“Brokeback’s” director was blasted for his newest-released film “Lust, Caution,” which critics say opens the door for more explicit pornographic material to enter mainstream film culture in the United States.
Rated NC-17 by the Motion Pictures Association of America, the Ang Lee film contains a graphic 30-minute sex scene where full female frontal-nudity is shown.
“We think that pornography is pornography, no matter how well you have packaged it, no matter how famous is this director, or how much money you have invested in this movie,” said
Dr. Bill Tam with the Traditional Family Coalition (TFC), a traditional family values advocacy group which boycotted the film alongside Concerned Women for America and the Values Advocacy Council.

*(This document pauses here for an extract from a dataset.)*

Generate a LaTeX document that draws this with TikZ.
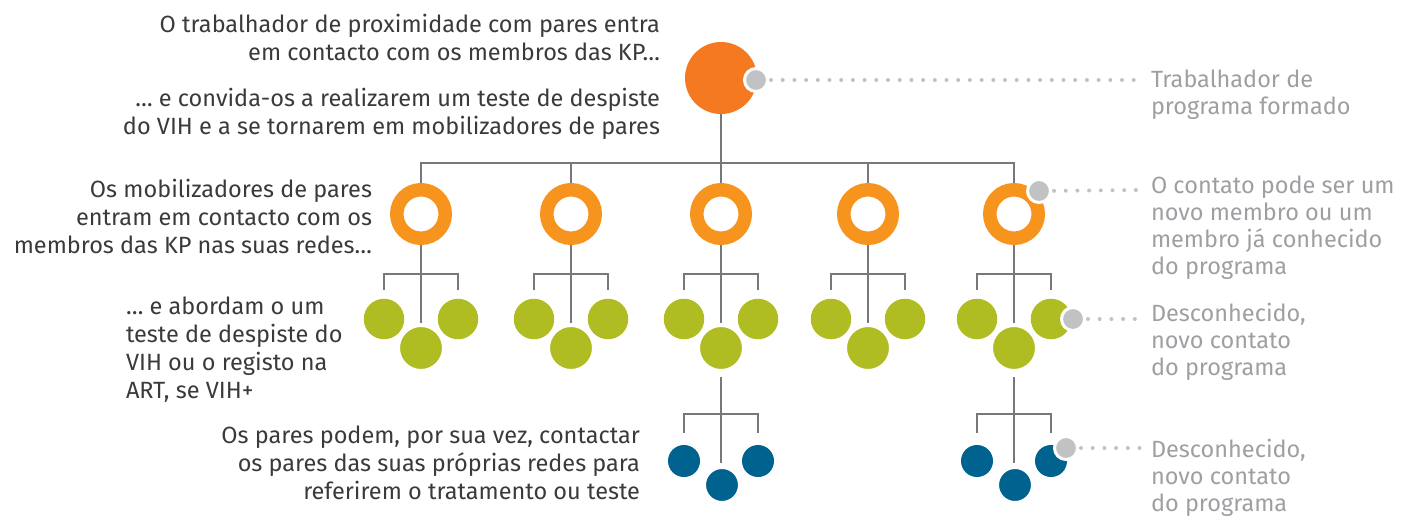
\documentclass[tikz,border=0pt]{standalone}
\usepackage{fontspec}
\setmainfont{Fira Sans}
\usetikzlibrary{backgrounds}
\definecolor{topor}{HTML}{F47920}
\definecolor{ringor}{HTML}{F7941D}
\definecolor{grn}{HTML}{AFBD22}
\definecolor{blu}{HTML}{00628F}
\definecolor{linegray}{HTML}{77787B}
\definecolor{dotgray}{HTML}{C1C2C4}
\definecolor{txtdark}{HTML}{3A3A3C}
\definecolor{txtgray}{HTML}{9D9FA2}
\tikzset{
  ltext/.style={font=\fontsize{23.5}{28}\selectfont, text=txtdark, inner sep=0pt, outer sep=0pt},
  rtext/.style={font=\fontsize{23.5}{27}\selectfont, text=txtgray, inner sep=0pt, outer sep=0pt, align=left, anchor=north west},
  topcirc/.style={circle, fill=topor, minimum size=72pt, inner sep=0pt, outer sep=0pt},
  ringnode/.style={circle, draw=ringor, line width=13.5pt, minimum size=48.5pt, inner sep=0pt, outer sep=0pt},
  gside/.style={circle, fill=grn, minimum size=40.5pt, inner sep=0pt, outer sep=0pt},
  gmid/.style={circle, fill=grn, draw=white, line width=4pt, minimum size=46pt, inner sep=0pt, outer sep=0pt},
  bside/.style={circle, fill=blu, minimum size=32pt, inner sep=0pt, outer sep=0pt},
  bmid/.style={circle, fill=blu, draw=white, line width=2pt, minimum size=34pt, inner sep=0pt, outer sep=0pt},
  graydot/.style={circle, fill=dotgray, draw=white, line width=3pt, minimum size=23pt, inner sep=0pt, outer sep=0pt},
  conn/.style={draw=linegray, line width=2.7pt},
  dotline/.style={draw=dotgray, line width=4pt, line cap=round, dash pattern=on 0pt off 11.7pt, shorten <=15pt},
}
\begin{document}
\begin{tikzpicture}[x=1pt,y=-1pt]
\useasboundingbox (0,0) rectangle (1403,515);

% top node
\node[topcirc] (top) at (721,78) {};
\node[graydot] (dtop) at (756,80) {};
\coordinate (bus) at (721,163);

% columns
\foreach \i/\x in {1/421,2/571,3/721,4/868,5/1014}{
  \node[ringnode] (r\i) at (\x,214) {};
  \coordinate (gh\i) at (\x,274);
  \node[gside] (ga\i) at (\x-37,319) {};
  \node[gside] (gc\i) at (\x+37,319) {};
  \node[gmid] (gb\i) at (\x,348) {};
}
\foreach \i/\x in {3/721,5/1014}{
  \coordinate (bh\i) at (\x,414);
  \node[bside] (ba\i) at (\x-37,461) {};
  \node[bside] (bc\i) at (\x+37,461) {};
  \node[bmid] (bb\i) at (\x+1,485) {};
}
\node[graydot] (dring) at (1039,191) {};
\node[graydot] (dgrn) at (1073,319) {};
\node[graydot] (dblu) at (1066,448) {};

\coordinate (etop) at (1140,80);
\coordinate (ering) at (1137,190);
\coordinate (egrn) at (1136,319);
\coordinate (eblu) at (1140,448);

\begin{scope}[on background layer]
  \draw[conn] (top) -- (bus);
  \draw[conn] (r1.north) |- (bus);
  \draw[conn] (r5.north) |- (bus);
  \foreach \i in {2,3,4}{ \draw[conn] (r\i.north) -- (r\i.north |- bus); }
  \foreach \i in {1,...,5}{
    \draw[conn, shorten >=2pt] (r\i) -- (gb\i.north);
    \draw[conn, shorten <=9pt] (ga\i.north) |- (gh\i);
    \draw[conn, shorten <=9pt] (gc\i.north) |- (gh\i);
  }
  \foreach \i in {3,5}{
    \draw[conn, shorten <=6pt] (gb\i.south) -- (bh\i);
    \draw[conn, shorten >=5pt] (bh\i) -- (bb\i.north -| bh\i);
    \draw[conn, shorten <=12pt] (ba\i.north) |- (bh\i);
    \draw[conn, shorten <=12pt] (bc\i.north) |- (bh\i);
  }
\end{scope}

\draw[dotline] (dtop.center) -- (etop);
\draw[dotline] (dring.center) -- (ering);
\draw[dotline] (dgrn.center) -- (egrn);
\draw[dotline] (dblu.center) -- (eblu);

% left texts
\node[ltext, align=right, anchor=north east] (tA) at (660,14) {O trabalhador de proximidade com pares entra\\em contacto com os membros das KP…};
\node[ltext, align=right, anchor=north east] (tB) at (660,88) {… e convida-os a realizarem um teste de despiste\\do VIH e a se tornarem em mobilizadores de pares};
\node[ltext, align=right, anchor=north east] (tC) at (372,179) {Os mobilizadores de pares\\entram em contacto com os\\membros das KP nas suas redes…};
\node[ltext, align=left, anchor=north west] (tD) at (126,297) {… e abordam o um\\teste de despiste do\\VIH ou o registo na\\ART, se VIH+};
\node[ltext, align=right, anchor=north east] (tE) at (640,426) {Os pares podem, por sua vez, contactar\\os pares das suas próprias redes para\\referirem o tratamento ou teste};

% right texts
\node[rtext] (lA) at (1151,70) {Trabalhador de\\programa formado};
\node[rtext] (lB) at (1151,176) {O contato pode ser um\\novo membro ou um\\membro já conhecido\\do programa};
\node[rtext] (lC) at (1151,303) {Desconhecido,\\novo contato\\do programa};
\node[rtext] (lD) at (1151,439) {Desconhecido,\\novo contato\\do programa};
\end{tikzpicture}
\end{document}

Tam added that the film negatively portrays Asians in popular culture.
“A reporter has asked the director why there is so much sex in the movie,” he stated. “The director replied people don’t understand Asian culture.”
“So, as an Asian, I feel very humiliated and shameful for what he said.”
No stranger to controversy, Ang Lee’s previous work “Brokeback Mountain” was denounced by conservative evangelicals as promoting homosexual-promiscuity. Others, on the other hand, expressed outrage at “Brokeback’s” use of frontal nudity.
Earlier in 1993, Lee directed “Wedding Banquet,” a romantic comedy about a ‘gay wedding’ between a Chinese-American and Caucasian man.
The Taiwanese-national initially expressed annoyance that Chinese-language media had placed much emphasis on “Lust’s” sex scene, but made no attempt to push for an R-rating during his film’s limited September-release in the United States.
“Lust” is scheduled for a much wider release in China in October. The Chinese-release will have seven minutes of footages cut by the director himself to make the film more suitable for a younger audience in China, which lacks a rating system.
The film received the Golden Lion award at the most recent Venice Film Festival.
Widely-released in Hong Kong and Taiwan, “Lust” is marketed as a thriller based on a novella by author Eileen Chang. Set in Japanese-occupied Shanghai during World War II, the story focuses on a young female student revolutionary who disguises herself to seduce and kill a prominent collaborator.
Those closest to Chang have accused the director of straying far from the original storyline, which made no mention of a sex scene and only focused on male and female tensions in war-torn China.
It is widely believed that the story is loosely based on the actual assassination attempt of true-life collaborator Ding Mocun, though Lee continually maintains that the story was solely inspired by Chang’s imagination.
The 52-year-old filmmaker has touted his film as being the “first movie allowed to be made about” Japanese occupation in China because it is regarded a “shame by both the national party in Taiwan and the Communists in China,” during an interview with Canadian morning television show, Canada AM.
“Mr. Lee is a Chinese but he forgot his root,” said Rev. Thomas Wang, a prominent overseas Chinese evangelical.
“He wants to develop his career and get fame for himself, but he forgot about his identity and how to do good for the society and young people."